The agency then can impose additional limits on a proposed new use, and it can require the company to produce data so it can better understand the potential problem.
SNURs can play a useful and appropriate role that completes a new chemical’s entry into commerce, Karyn Schmidt, senior director for chemical regulation, regulatory and technical affairs at the American Chemistry Council, told Bloomberg Environment.
New use rules aren’t the most urgent problem that the council’s chemical manufacturers face, she said. Instead, it is the months—in some cases years—it takes the EPA to decide whether a new chemical can be made, Schmidt said by email.
The law gives the agency 90 days to complete its review, allowing for a one-time 90-day extension.
Catch Up
The EPA is working to speed its new chemical reviews, according to Morris.
The new use rules issued since August show new compounds already have reached the market, and the EPA is catching up by issuing SNURs when those types of rules are required, Morris said. The pace will level off after the EPA gets caught up, he said.
The EPA’s release of the new use rules is good news for the original manufacturers, said Engler, who became chemistry director at the Washington office of Bergeson & Campbell PC after leaving the EPA.
Many consent orders include restrictions limiting how far down the supply chain a new chemical can be sold until SNURs are issued, he said.
Once the SNURs are proposed, the new chemicals can be sold further down the supply chain.
Failure to Protect?
The infrastructure the EPA has built since 2016 to oversee new chemicals is so riddled with cracks that the agency is failing to protect people and the environment as amended TSCA requires, Rosenberg and Denison told Bloomberg Environment.
Denison cited hundreds of details in restrictions the agency has—or hasn’t—mandated for new chemicals.
The combined impact of these safety gaps is that the EPA is failing to protect workers, consumers, the public, and the environment, and is violating the law, he said.
The Oct. 16 batch of SNURs illustrates another way the agency is defying TSCA, according to Rosenberg.
The TSCA amendments require the EPA to control potentially unreasonable risks from known, intended, or reasonably foreseeable uses of a new chemical before it enters commerce, Rosenberg said.
The agency allowed the 13 chemicals identified in that rule to enter commerce despite recognizing they could pose risks, he said.
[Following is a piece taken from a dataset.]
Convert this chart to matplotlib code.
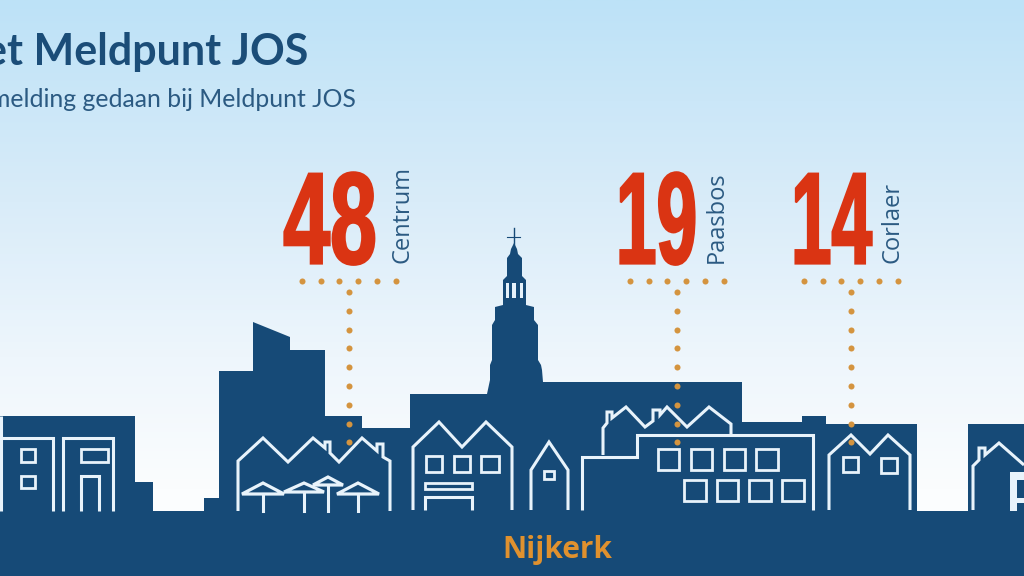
import numpy as np
import matplotlib
matplotlib.use("Agg")
import matplotlib.pyplot as plt
import matplotlib.patheffects as pe
from matplotlib.patches import Polygon, Rectangle
from matplotlib.transforms import Affine2D
from matplotlib.colors import LinearSegmentedColormap

# ---- data ----
districts = ["Centrum", "Paasbos", "Corlaer"]
reports = [48, 19, 14]
town = "Nijkerk"
title = "et Meldpunt JOS"
subtitle = "melding gedaan bij Meldpunt JOS"

# ---- layout of the value blocks (pixels) ----
value_cx = [330, 656.5, 831.5]
value_squeeze = [0.645, 0.56, 0.558]
label_x = [402, 717, 892]
leader_x = [348.5, 677, 851]
row_x0 = [302, 630, 804]

NAVY = "#164a77"
LINE = "#e8f3fb"
RED = "#da3413"
ORANGE = "#d4943f"
TEXT = "#2b5a82"

fig = plt.figure(figsize=(10.24, 5.76), dpi=100)
ax = fig.add_axes([0, 0, 1, 1])
ax.set_xlim(0, 1024)
ax.set_ylim(576, 0)
ax.axis("off")

# sky gradient
cmap = LinearSegmentedColormap.from_list("sky", [(0, "#bde2f7"), (0.35, "#d9ecf9"), (0.62, "#eef6fc"), (0.85, "#fbfdfe"), (1, "#ffffff")])
ax.imshow(np.linspace(0, 1, 256)[:, None], extent=(0, 1024, 576, 0), cmap=cmap, aspect="auto", zorder=0)

# skyline silhouette
skyline = [(0, 416), (135, 416), (135, 482), (153, 482), (153, 511), (204, 511), (204, 498), (219, 498),
           (219, 371), (253, 371), (253, 322), (290, 337), (290, 350), (325, 350), (325, 416), (362, 416),
           (362, 428), (410, 428), (410, 394), (487, 394), (490, 380), (490, 365), (492, 360), (492, 325),
           (495, 320), (495, 307), (503, 305), (503, 280), (507, 276), (507, 258), (510, 254), (511, 249),
           (514, 243), (517, 249), (518, 254), (522, 258), (522, 276), (526, 280), (526, 305), (534, 307),
           (534, 320), (538, 325), (538, 360), (541, 365), (542, 370), (543, 382), (742, 382), (742, 422),
           (802, 422), (802, 416), (826, 416), (826, 424), (917, 424), (917, 511), (968, 511), (968, 424),
           (1024, 424), (1024, 576), (0, 576)]
ax.add_patch(Polygon(skyline, closed=True, fc=NAVY, ec="none", zorder=2))
ax.plot([513.5, 513.5], [228, 246], color=NAVY, lw=1.0, zorder=2)
ax.plot([507, 520], [237, 237], color=NAVY, lw=0.8, zorder=2)
for x0, x1 in [(505.5, 508.5), (511.5, 516), (519.5, 523)]:
    ax.add_patch(Rectangle((x0, 283), x1 - x0, 15, fc="#e6f2fb", ec="none", zorder=3))


def line(pts, lw=2.2):
    xs, ys = zip(*pts)
    ax.plot(xs, ys, color=LINE, lw=lw, solid_joinstyle="miter", solid_capstyle="butt", zorder=4)


def box(x0, y0, x1, y1, lw=2.0):
    ax.add_patch(Rectangle((x0, y0), x1 - x0, y1 - y0, fc="none", ec=LINE, lw=lw, joinstyle="miter", zorder=4))


# left buildings
line([(1, 416), (1, 511)])
line([(0, 438), (53, 438), (53, 511)])
line([(63, 511), (63, 438), (113, 438), (113, 511)])
box(20.5, 448.5, 35, 462)
box(20.5, 475.5, 35, 488)
box(81, 448.5, 108, 462)
line([(81, 511), (81, 476), (99, 476), (99, 511)])

# houses with terrace
line([(238, 511), (238, 461), (263, 438), (288, 462), (313, 438), (325, 448), (325, 442), (330, 442), (330, 453),
      (339, 462), (362, 438), (377, 451), (377, 444), (383, 444), (383, 457), (390, 461), (390, 511)])
for apex_x, apex_y, half, base_y in [(328, 477, 15, 485), (263, 483, 21, 494), (304, 483, 20, 492), (358, 483, 21, 494)]:
    ax.add_patch(Polygon([(apex_x - half, base_y), (apex_x, apex_y), (apex_x + half, base_y)], closed=True,
                         fc=NAVY, ec=LINE, lw=2.3, zorder=5))
    ax.plot([apex_x, apex_x], [base_y, 511], color=LINE, lw=2.2, zorder=5)

# double house
line([(413, 510), (413, 447), (439, 422), (462, 447), (486, 422), (512, 447), (512, 510)])
for x0, x1 in [(426, 442), (454, 470), (481, 499)]:
    box(x0, 456, x1, 472)
box(425, 483, 472, 489)
line([(425, 510), (425, 497), (472, 497), (472, 510)])

# narrow house
line([(531, 510), (531, 470), (549, 442), (568, 470), (568, 510)])
box(544, 470.5, 554, 478.5)

# large building
line([(582, 510), (582, 457), (637, 457), (637, 435), (813, 435), (813, 510)])
line([(603, 455), (603, 428), (607, 423), (607, 412), (612, 412), (612, 418), (626, 407), (645, 427), (653, 421),
      (653, 410), (660, 410), (660, 415), (667, 407), (687, 427), (709, 407), (731, 424), (731, 435)])
for x0, x1 in [(658, 679), (691, 712), (724, 745), (756, 778)]:
    box(x0, 449, x1, 470)
for x0, x1 in [(684, 706), (717, 738), (749, 771), (782, 804)]:
    box(x0, 480, x1, 501)

# Corlaer house
line([(829, 510), (829, 455), (851, 435), (870, 454), (888, 435), (910, 455), (910, 510)])
box(843, 457, 858, 472)
box(881, 458, 897, 473)

# right house
line([(973, 510), (973, 466), (979, 460), (979, 448), (985, 448), (985, 455), (999, 443), (1024, 465)])
ax.add_patch(Rectangle((1010, 472), 7, 39, fc=LINE, ec="none", zorder=4))
ax.add_patch(Rectangle((1017, 472), 7, 8, fc=LINE, ec="none", zorder=4))
ax.add_patch(Rectangle((1017, 498), 7, 5, fc=LINE, ec="none", zorder=4))


class Squeeze(pe.AbstractPathEffect):
    """Draws real text narrower and heavier, standing in for a condensed display face."""

    def __init__(self, cx_px, sx, stroke, color):
        super().__init__()
        self.cx_px, self.sx, self.stroke, self.color = cx_px, sx, stroke, color

    def draw_path(self, renderer, gc, tpath, affine, rgbFace=None):
        squeeze = Affine2D().translate(-self.cx_px, 0).scale(self.sx, 1).translate(self.cx_px, 0)
        gc0 = renderer.new_gc()
        gc0.copy_properties(gc)
        gc0.set_linewidth(self.stroke)
        gc0.set_foreground(self.color)
        gc0.set_joinstyle("miter")
        renderer.draw_path(gc0, tpath, affine + squeeze, rgbFace)
        gc0.restore()


# values, labels and dotted leaders
for name, val, cx, sx, lx, dx, rx in zip(districts, reports, value_cx, value_squeeze, label_x, leader_x, row_x0):
    px = ax.transData.transform((cx, 0))[0]
    ax.text(cx, 263.5, str(val), family="Liberation Sans", weight="bold", fontsize=94,
            color=RED, ha="center", va="baseline", zorder=6, path_effects=[Squeeze(px, sx, 1.6, RED)])
    ax.text(lx, 263, name, family="Open Sans", fontsize=17, color=TEXT, rotation=90, ha="center", va="bottom", zorder=6)
    ax.scatter(rx + 18.7 * np.arange(6), np.full(6, 281), s=19, color=ORANGE, lw=0, zorder=7)
    ax.scatter(np.full(9, dx), 292 + 18.8 * np.arange(9), s=19, color=ORANGE, lw=0, zorder=7)

ax.text(308, 65, title, family="Lato", weight="bold", fontsize=31, color="#1b4d78", ha="right", va="baseline", zorder=6)
ax.text(356, 107, subtitle, family="Lato", fontsize=17.8, color=TEXT, ha="right", va="baseline", zorder=6)
ax.text(557, 558, town, family="Open Sans", weight="bold", fontsize=21.4, color="#e0912e", ha="center", va="baseline", zorder=6)

fig.savefig("out.png", dpi=100)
The agency then proposed the SNURs to control the reasonably foreseeable risks.
The EPA proposed that strategy in December 2017, prompting the Natural Resources Defense Council to challenge it in a federal appeals court.
The council then dropped its lawsuit in August because the EPA hadn’t used its proposed strategy. Now it has.
The American Chemistry Council’s Schmidt said the EPA’s strategy holds promise.